Отец Серафим выглядел совсем здоровым человеком. Он уже встал с постели и рылся в своей котомке. Воропаева вспомнил сразу и на его вопросительную мину ответил:

- Слава Господу Богу нашему, жив и здоров вполне, - отец перекрестился, - а вас хотел видеть не потому, что вспомнил важное, хотя кое-что и вспомнил, да говорить пока смысла нет - не поверите.

- Почему же не поверю, - попытался возразить Воропаев, но отец его прервал.

- Нет, не время еще, а хотел вам на дорожку одно словечко сказать.

- Да я никуда не собираюсь, батюшка. - недоумевал Воропаев.

- Вы уже отправились, и назад не свернете. И если уж дойдете до конца, то непременно мы с вами встретимся.

Отец Серафим присел на край постели и пригласил сесть Воропаева.

- Я давеча вам говорил, что, мол, гряде новый человек, так знайте, был немного не в себе, побоялся сказать правду, а теперь уж точно знаю...

Воропаев замер.

- Новый человек уже наступил и явлен миру.
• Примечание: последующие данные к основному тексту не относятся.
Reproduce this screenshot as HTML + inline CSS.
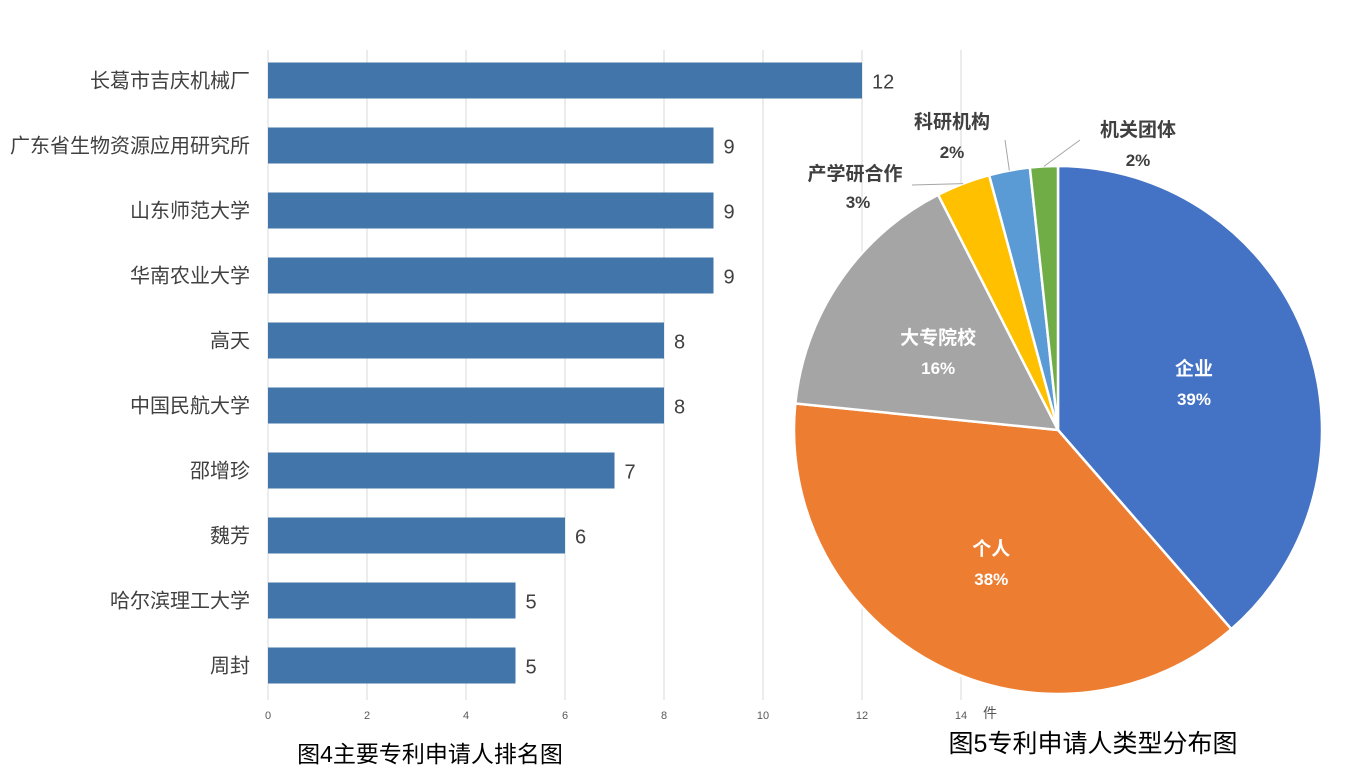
<!DOCTYPE html>
<html><head><meta charset="utf-8"><style>
body{margin:0;background:#fff;width:1350px;height:783px;overflow:hidden;font-family:"Liberation Sans","Noto Sans CJK SC",sans-serif;}
svg{position:absolute;left:0;top:0}
</style></head><body>
<svg width="1350" height="783" id="svg">
<g id="bar"></g>
<g id="pie"></g>
<text x="430" y="762" text-anchor="middle" font-size="23" fill="#000" font-family="Liberation Sans,Noto Sans CJK SC,sans-serif">图4主要专利申请人排名图</text>
<text x="1093" y="752" text-anchor="middle" font-size="25" fill="#000" font-family="Liberation Sans,Noto Sans CJK SC,sans-serif">图5专利申请人类型分布图</text>
<text x="990" y="718" text-anchor="middle" font-size="14" fill="#555" font-family="Liberation Sans,Noto Sans CJK SC,sans-serif">件</text>
</svg>
<script>
const categories=["长葛市吉庆机械厂","广东省生物资源应用研究所","山东师范大学","华南农业大学","高天","中国民航大学","邵增珍","魏芳","哈尔滨理工大学","周封"];
const values=[12,9,9,9,8,8,7,6,5,5];
const ticks=[0,2,4,6,8,10,12,14];
const pieLabels=["企业","个人","大专院校","产学研合作","科研机构","机关团体"];
const pieValues=[38.6,38,15.9,3.3,2.5,1.7];
const piePct=["39%","38%","16%","3%","2%","2%"];
const pieColors=["#4472c4","#ed7d31","#a5a5a5","#ffc000","#5b9bd5","#70ad47"];
const NS="http://www.w3.org/2000/svg";
function mk(p,t,a){const e=document.createElementNS(NS,t);for(const k in a)e.setAttribute(k,a[k]);p.appendChild(e);return e;}
const F='Liberation Sans,Noto Sans CJK SC,sans-serif';
const barG=document.getElementById('bar');
const x0=268,ux=49.5,plotTop=50,plotBottom=700;
const xs=v=>x0+v*ux;
const band=(plotBottom-plotTop)/categories.length;
ticks.forEach(t=>{
 const l=mk(barG,'line',{x1:xs(t),x2:xs(t),y1:plotTop,y2:plotBottom,stroke:'#d9d9d9','stroke-width':1});
 
 
 const tx=mk(barG,'text',{x:xs(t),y:719,'text-anchor':'middle','font-size':11,fill:'#595959','font-family':F});
 tx.textContent=t;
 
 
});
categories.forEach((c,i)=>{
 const cy=plotTop+band*(i+0.5)-2;
 const r=mk(barG,'rect',{x:xs(0),y:cy-18,width:xs(values[i])-xs(0),height:36,fill:'#4276aa'});
 
 
 const lb=mk(barG,'text',{x:250,y:cy+7,'text-anchor':'end','font-size':20,fill:'#404040','font-family':F});
 lb.textContent=c;
 
 
 const vl=mk(barG,'text',{x:xs(values[i])+10,y:cy+8,'font-size':20,fill:'#404040','font-family':F});
 vl.textContent=values[i];
 
 
});
const pieG=document.getElementById('pie');
const pcx=1058,pcy=430,R=264;
const tot=pieValues.reduce((a,b)=>a+b,0);
let acc=0;
const pt=(a,r)=>[pcx+r*Math.sin(a),pcy-r*Math.cos(a)];
const outside=[null,null,null,[855,180,858,208],[952,128,952,158],[1138,136,1138,166]];
const leaderEnd=[null,null,null,[912,185],[1005,140],[1080,140]];
pieValues.forEach((v,i)=>{
 const a0=acc/tot*2*Math.PI;acc+=v;const a1=acc/tot*2*Math.PI;
 const [x1,y1]=pt(a0,R),[x2,y2]=pt(a1,R);
 const large=(a1-a0)>Math.PI?1:0;
 const p=mk(pieG,'path',{d:`M${pcx},${pcy}L${x1},${y1}A${R},${R} 0 ${large} 1 ${x2},${y2}Z`,fill:pieColors[i],stroke:'#fff','stroke-width':2.5});
 
 
 const am=(a0+a1)/2;
 if(i<3){
  const [lx,ly]=pt(am,R*0.55);
  const t1=mk(pieG,'text',{x:lx,y:ly-4,'text-anchor':'middle','font-size':19,'font-weight':'bold',fill:'#fff','font-family':F});
  t1.textContent=pieLabels[i];
  
  
  const t2=mk(pieG,'text',{x:lx,y:ly+26,'text-anchor':'middle','font-size':17,'font-weight':'bold',fill:'#fff','font-family':F});
  t2.textContent=piePct[i];
  
  
 } else {
  const o=outside[i];
  const [ex,ey]=pt(am,R);
  const le=leaderEnd[i];
  const ln=mk(pieG,'polyline',{points:`${ex},${ey} ${le[0]},${le[1]}`,fill:'none',stroke:'#a6a6a6','stroke-width':1});
  
  
  const t1=mk(pieG,'text',{x:o[0],y:o[1],'text-anchor':'middle','font-size':19,'font-weight':'bold',fill:'#404040','font-family':F});
  t1.textContent=pieLabels[i];
  
  
  const t2=mk(pieG,'text',{x:o[2],y:o[3],'text-anchor':'middle','font-size':17,'font-weight':'bold',fill:'#404040','font-family':F});
  t2.textContent=piePct[i];
  
  
 }
});
</script>
</body></html>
- Кто же он, - не выдержал напряжения Вениамин Семенович.

- Он не убийца, - изрек Отец Серафим.

Карамазовщина какая-то, подумал Воропаев и повернулся с молчаливым вопросом к доктору. Тот пожал плечами, мол, такие они, отшельники человеческого духа.

- Вы можете не верить мне пока, а только запомните на будущее мои слова.

И еще, не ищите причин, потому что новому человеку причины не нужны. И отец снова прочитал из Апокалипсиса:

"И чудесами, которые дано было ему

творить перед зверем, он обольщает

живущих на земле, говоря живущим

на земле, чтобы они сделали образ

зверя..."

Потом он перекрестился и уже собрался выйти, но спросил:

- Жива ли та девица?

- Жива и здорова, вчера даже выписали, - ответил доктор.

- Меня вера спасла, а ее невежество.

- Но ведь те шестеро, отец, погибли, и остались свидетели, та девица и вы, между прочим, могут быть жертвы...- попытался воззвать к гражданскому чувству служителя культа Воропаев.

- Девицу поберегите, а мне умирать не страшно, да и Создатель не позволит, - твердо сказал отец.

- Да ведь позволил же, - не выдержал Воропаев. - Отчего же это дальше Бог препятствовать будет?

- Я не сказал Бог, - отец Серафим поднялся с постели, показывая всем видом, что он здесь оставаться больше не намерен.

- И доктора еще не выписывают, - Воропаев оглянулся на Михаил Антоновича.

- Не вижу причин задерживать пациента в больнице, конечно, если только в интересах следствия?

- Ну вы скажете, доктор? Какие на дворе годы-то! - возразил Воропаев.

- А какие наши годы.

Доктор театрально отдал честь и вывел отца Серафима через служебный выход.